REQUIREMENT –
Repeat, exactly and only, the lines from the beginning of the data through the line with "1, 1, 0, 1, 0];". Pictures are left out.

SOURCE EXCERPT –
• • • •

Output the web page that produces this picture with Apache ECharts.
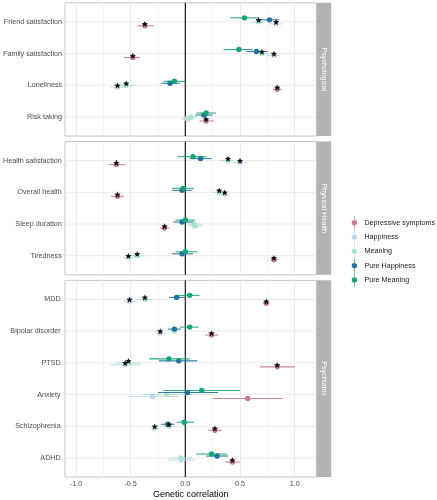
<!DOCTYPE html>
<html><head><meta charset="utf-8">
<script src="https://cdn.jsdelivr.net/npm/echarts@6/dist/echarts.min.js"></script>
<style>html,body{margin:0;padding:0;background:#fff}#c{width:437px;height:500px}</style>
</head><body><div id="c"></div>
<script>
// ---------------- data ----------------
const panelNames = ['Psychological', 'Physical Health', 'Psychiatric'];
const traitsPsychological = ['Friend satisfaction', 'Family satisfaction', 'Loneliness', 'Risk taking'];
const traitsPhysical = ['Health satisfaction', 'Overall health', 'Sleep duration', 'Tiredness'];
const traitsPsychiatric = ['MDD', 'Bipolar disorder', 'PTSD', 'Anxiety', 'Schizophrenia', 'ADHD'];
const groupNames = ['Depressive symptoms', 'Happiness', 'Meaning', 'Pure Happiness', 'Pure Meaning'];
const xTickValues = [-1.0, -0.5, 0.0, 0.5, 1.0];

// values in trait order: 4 psychological, 4 physical health, 6 psychiatric
const depEst = [-0.37, -0.48, 0.84, 0.19, -0.63, -0.62, -0.19, 0.81, 0.74, 0.24, 0.84, 0.57, 0.27, 0.43];
const depLo  = [-0.44, -0.56, 0.80, 0.13, -0.70, -0.68, -0.23, 0.78, 0.71, 0.18, 0.68, 0.25, 0.21, 0.36];
const depHi  = [-0.29, -0.41, 0.88, 0.26, -0.55, -0.56, -0.14, 0.85, 0.77, 0.30, 1.00, 0.89, 0.33, 0.50];
const depSig = [1, 1, 1, 1, 1, 1, 1, 1, 1, 1, 1, 0, 1, 1];

const hapEst = [0.83, 0.81, -0.62, 0.02, 0.50, 0.36, 0.09, -0.52, -0.51, -0.23, -0.55, -0.30, -0.28, -0.04];
const hapLo  = [0.76, 0.74, -0.68, -0.04, 0.43, 0.30, 0.03, -0.57, -0.56, -0.28, -0.69, -0.53, -0.32, -0.16];
const hapHi  = [0.89, 0.87, -0.56, 0.08, 0.57, 0.41, 0.16, -0.46, -0.46, -0.18, -0.41, -0.06, -0.24, 0.09];
const hapSig = [1, 1, 1, 0, 1, 1, 0, 1, 1, 1, 1, 0, 1, 0];

const meaEst = [0.67, 0.70, -0.54, 0.05, 0.39, 0.31, 0.08, -0.44, -0.37, -0.10, -0.52, -0.17, -0.15, -0.04];
const meaLo  = [0.60, 0.63, -0.61, -0.01, 0.32, 0.25, 0.02, -0.50, -0.43, -0.15, -0.64, -0.40, -0.20, -0.15];
const meaHi  = [0.73, 0.76, -0.47, 0.11, 0.45, 0.36, 0.15, -0.38, -0.30, -0.05, -0.41, 0.06, -0.10, 0.07];
const meaSig = [1, 1, 1, 0, 1, 1, 0, 1, 1, 0, 1, 0, 1, 0];

const phEst = [0.77, 0.65, -0.14, 0.17, 0.14, -0.03, -0.03, -0.03, -0.08, -0.10, -0.06, 0.02, -0.16, 0.29];
const phLo  = [0.65, 0.56, -0.22, 0.09, 0.04, -0.12, -0.11, -0.12, -0.15, -0.16, -0.24, -0.25, -0.22, 0.19];
const phHi  = [0.86, 0.75, -0.05, 0.25, 0.24, 0.06, 0.07, 0.07, 0.01, -0.04, 0.11, 0.30, -0.10, 0.39];
const phSig = [0, 0, 0, 0, 0, 0, 0, 0, 0, 0, 0, 0, 0, 0];

const pmEst = [0.54, 0.49, -0.10, 0.19, 0.07, -0.02, 0.00, 0.00, 0.04, 0.04, -0.15, 0.15, -0.01, 0.24];
const pmLo  = [0.41, 0.35, -0.20, 0.10, -0.07, -0.12, -0.09, -0.09, -0.07, -0.05, -0.33, -0.20, -0.08, 0.10];
const pmHi  = [0.67, 0.62, 0.00, 0.28, 0.19, 0.08, 0.09, 0.11, 0.13, 0.12, 0.04, 0.50, 0.08, 0.38];
const pmSig = [0, 0, 0, 0, 0, 0, 0, 0, 0, 0, 0, 0, 0, 0];

// ---------------- style / layout ----------------
const colors = ['#c97a90', '#c0d8ea', '#a9e6d0', '#22709d', '#17a47a'];
const dodge = [0.126, 0.063, 0, -0.063, -0.126];
const FONT = '"Liberation Sans", Arial, sans-serif';
const U = 31.73, TOP0 = 2.8, GAP = 5.5;
const PL = 65, PW = 251.6, XMIN = -1.1, XMAX = 1.2;
const PX = PW / (XMAX - XMIN);

const panelTraits = [traitsPsychological, traitsPhysical, traitsPsychiatric];
const est = [depEst, hapEst, meaEst, phEst, pmEst];
const lo = [depLo, hapLo, meaLo, phLo, pmLo];
const hi = [depHi, hapHi, meaHi, phHi, pmHi];
const sig = [depSig, hapSig, meaSig, phSig, pmSig];

const grids = [], xAxes = [], yAxes = [], series = [], graphics = [];
let panelTop = TOP0, start = 0;
panelTraits.forEach((traits, p) => {
  const n = traits.length;
  const H = (n + 0.2) * U;
  const base = p * 3;
  const last = p === panelTraits.length - 1;
  const s0 = start;
  // frame grid (border + data)
  grids.push({left: PL, top: panelTop, width: PW, height: H, show: true, borderColor: '#c4c4c4', borderWidth: 1, backgroundColor: 'transparent', containLabel: false});
  xAxes.push({type: 'value', gridIndex: base, min: XMIN, max: XMAX, show: last,
    axisLine: {show: false}, axisTick: {show: false}, axisLabel: {show: false}, splitLine: {show: false},
    name: last ? 'Genetic correlation' : '', nameLocation: 'middle', nameGap: 12.5,
    nameTextStyle: {fontSize: 9, color: '#000', fontFamily: FONT}});
  yAxes.push({type: 'value', gridIndex: base, min: -0.6, max: n - 0.4, inverse: true, show: false});
  // tick grid (vertical gridlines, x labels)
  const tl = PL + (xTickValues[0] - XMIN) * PX;
  const tw = (xTickValues[xTickValues.length - 1] - xTickValues[0]) * PX;
  grids.push({left: tl, top: panelTop, width: tw, height: H, show: false});
  xAxes.push({type: 'value', gridIndex: base + 1, min: xTickValues[0], max: xTickValues[xTickValues.length - 1], interval: 0.5,
    axisLine: {show: false}, axisTick: {show: false},
    axisLabel: {show: last, fontSize: 7.2, color: '#4d4d4d', margin: 3.8, fontFamily: FONT, formatter: v => v.toFixed(1)},
    splitLine: {show: true, lineStyle: {color: '#ebebeb', width: 1}},
    minorTick: {show: false, splitNumber: 2},
    minorSplitLine: {show: true, lineStyle: {color: '#f4f4f4', width: 1}}});
  yAxes.push({type: 'value', gridIndex: base + 1, show: false, min: 0, max: 1});
  // label grid (category labels)
  grids.push({left: PL, top: panelTop + 0.1 * U, width: PW, height: n * U, show: false});
  xAxes.push({type: 'value', gridIndex: base + 2, min: XMIN, max: XMAX, show: false});
  yAxes.push({type: 'category', gridIndex: base + 2, data: traits, inverse: true,
    axisLine: {show: false}, axisTick: {show: false}, splitLine: {show: false},
    axisLabel: {fontSize: 7.2, color: '#4d4d4d', margin: 4.3, fontFamily: FONT}});

  // horizontal gridlines at categories
  series.push({type: 'custom', xAxisIndex: base, yAxisIndex: base, z: 1, silent: true, clip: false,
    data: traits.map((t, i) => [i]),
    encode: {y: 0},
    renderItem: (params, api) => {
      const a = api.coord([XMIN, api.value(0)]), b = api.coord([XMAX, api.value(0)]);
      return {type: 'line', shape: {x1: a[0], y1: a[1], x2: b[0], y2: b[1]}, style: {stroke: '#ebebeb', lineWidth: 1}};
    }});
  // zero line
  series.push({type: 'custom', xAxisIndex: base, yAxisIndex: base, z: 2, silent: true, clip: false,
    data: [[0]],
    encode: {x: 0},
    renderItem: (params, api) => {
      const a = api.coord([api.value(0), -0.6]), b = api.coord([api.value(0), n - 0.4]);
      return {type: 'line', shape: {x1: a[0], y1: a[1], x2: b[0], y2: b[1]}, style: {stroke: '#1a1a1a', lineWidth: 1.2}};
    }});
  // groups
  groupNames.forEach((g, gi) => {
    const col = colors[gi];
    series.push({type: 'custom', name: g, xAxisIndex: base, yAxisIndex: base, z: 3, clip: false,
      itemStyle: {color: col},
      encode: {x: [0, 1, 2], y: 3},
      data: traits.map((t, i) => [est[gi][s0 + i], lo[gi][s0 + i], hi[gi][s0 + i], i + dodge[gi]]),
      renderItem: (params, api) => {
        const y = api.value(3);
        const c = api.coord([api.value(0), y]);
        const l = api.coord([api.value(1), y]);
        const h = api.coord([api.value(2), y]);
        return {type: 'group', children: [
          {type: 'line', shape: {x1: l[0], y1: c[1], x2: h[0], y2: c[1]}, style: {stroke: col, lineWidth: 1.1, opacity: 0.9}},
          {type: 'circle', shape: {cx: c[0], cy: c[1], r: 2.7}, style: {fill: col}}
        ]};
      }});
  });
  // significance stars
  const starData = [];
  groupNames.forEach((g, gi) => traits.forEach((t, i) => {
    if (sig[gi][s0 + i]) starData.push([est[gi][s0 + i], i + dodge[gi]]);
  }));
  series.push({type: 'custom', xAxisIndex: base, yAxisIndex: base, z: 4, clip: false, silent: true,
    data: starData, encode: {x: 0, y: 1},
    renderItem: (params, api) => {
      const c = api.coord([api.value(0), api.value(1)]);
      const cy = c[1] - 1.6, R = 3.3, r = 1.45, pts = [];
      for (let k = 0; k < 10; k++) {
        const ang = -Math.PI / 2 + k * Math.PI / 5;
        const rr = k % 2 === 0 ? R : r;
        pts.push([c[0] + rr * Math.cos(ang), cy + rr * Math.sin(ang)]);
      }
      return {type: 'polygon', shape: {points: pts}, style: {fill: '#111'}};
    }});

  // strip
  graphics.push({type: 'rect', shape: {x: PL + PW, y: panelTop, width: 14.6, height: H}, style: {fill: '#b3b3b3'}, z: 10});
  graphics.push({type: 'text', x: PL + PW + 7.3, y: panelTop + H / 2, rotation: -Math.PI / 2, z: 11,
    style: {text: panelNames[p], fill: '#ffffff', font: '7.2px ' + FONT, align: 'center', verticalAlign: 'middle'}});

  panelTop += H + GAP;
  start += n;
});

const iconPath = 'path://M4.7,0 L5.3,0 L5.3,14 L4.7,14 Z M2.3,7 A2.7,2.7 0 1 1 7.7,7 A2.7,2.7 0 1 1 2.3,7 Z';

const chart = echarts.init(document.getElementById('c'), null, {renderer: 'canvas'});
chart.setOption({
  animation: false,
  backgroundColor: '#ffffff',
  textStyle: {fontFamily: FONT},
  grid: grids,
  xAxis: xAxes,
  yAxis: yAxes,
  legend: {
    orient: 'vertical', left: 346.7, top: 210.7,
    itemWidth: 10, itemHeight: 14, itemGap: 0.3,
    selectedMode: false,
    textStyle: {fontSize: 7.2, color: '#1a1a1a', fontFamily: FONT},
    data: groupNames.map(n => ({name: n, icon: iconPath}))
  },
  graphic: graphics,
  series: series
});
</script>
</body></html>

• • • •

ANSWER TO THIS TASK –
Output the web page that produces this picture with Apache ECharts.
<!DOCTYPE html>
<html><head><meta charset="utf-8">
<script src="https://cdn.jsdelivr.net/npm/echarts@6/dist/echarts.min.js"></script>
<style>html,body{margin:0;padding:0;background:#fff}#c{width:437px;height:500px}</style>
</head><body><div id="c"></div>
<script>
// ---------------- data ----------------
const panelNames = ['Psychological', 'Physical Health', 'Psychiatric'];
const traitsPsychological = ['Friend satisfaction', 'Family satisfaction', 'Loneliness', 'Risk taking'];
const traitsPhysical = ['Health satisfaction', 'Overall health', 'Sleep duration', 'Tiredness'];
const traitsPsychiatric = ['MDD', 'Bipolar disorder', 'PTSD', 'Anxiety', 'Schizophrenia', 'ADHD'];
const groupNames = ['Depressive symptoms', 'Happiness', 'Meaning', 'Pure Happiness', 'Pure Meaning'];
const xTickValues = [-1.0, -0.5, 0.0, 0.5, 1.0];

// values in trait order: 4 psychological, 4 physical health, 6 psychiatric
const depEst = [-0.37, -0.48, 0.84, 0.19, -0.63, -0.62, -0.19, 0.81, 0.74, 0.24, 0.84, 0.57, 0.27, 0.43];
const depLo  = [-0.44, -0.56, 0.80, 0.13, -0.70, -0.68, -0.23, 0.78, 0.71, 0.18, 0.68, 0.25, 0.21, 0.36];
const depHi  = [-0.29, -0.41, 0.88, 0.26, -0.55, -0.56, -0.14, 0.85, 0.77, 0.30, 1.00, 0.89, 0.33, 0.50];
const depSig = [1, 1, 1, 1, 1, 1, 1, 1, 1, 1, 1, 0, 1, 1];

const hapEst = [0.83, 0.81, -0.62, 0.02, 0.50, 0.36, 0.09, -0.52, -0.51, -0.23, -0.55, -0.30, -0.28, -0.04];
const hapLo  = [0.76, 0.74, -0.68, -0.04, 0.43, 0.30, 0.03, -0.57, -0.56, -0.28, -0.69, -0.53, -0.32, -0.16];
const hapHi  = [0.89, 0.87, -0.56, 0.08, 0.57, 0.41, 0.16, -0.46, -0.46, -0.18, -0.41, -0.06, -0.24, 0.09];
const hapSig = [1, 1, 1, 0, 1, 1, 0, 1, 1, 1, 1, 0, 1, 0];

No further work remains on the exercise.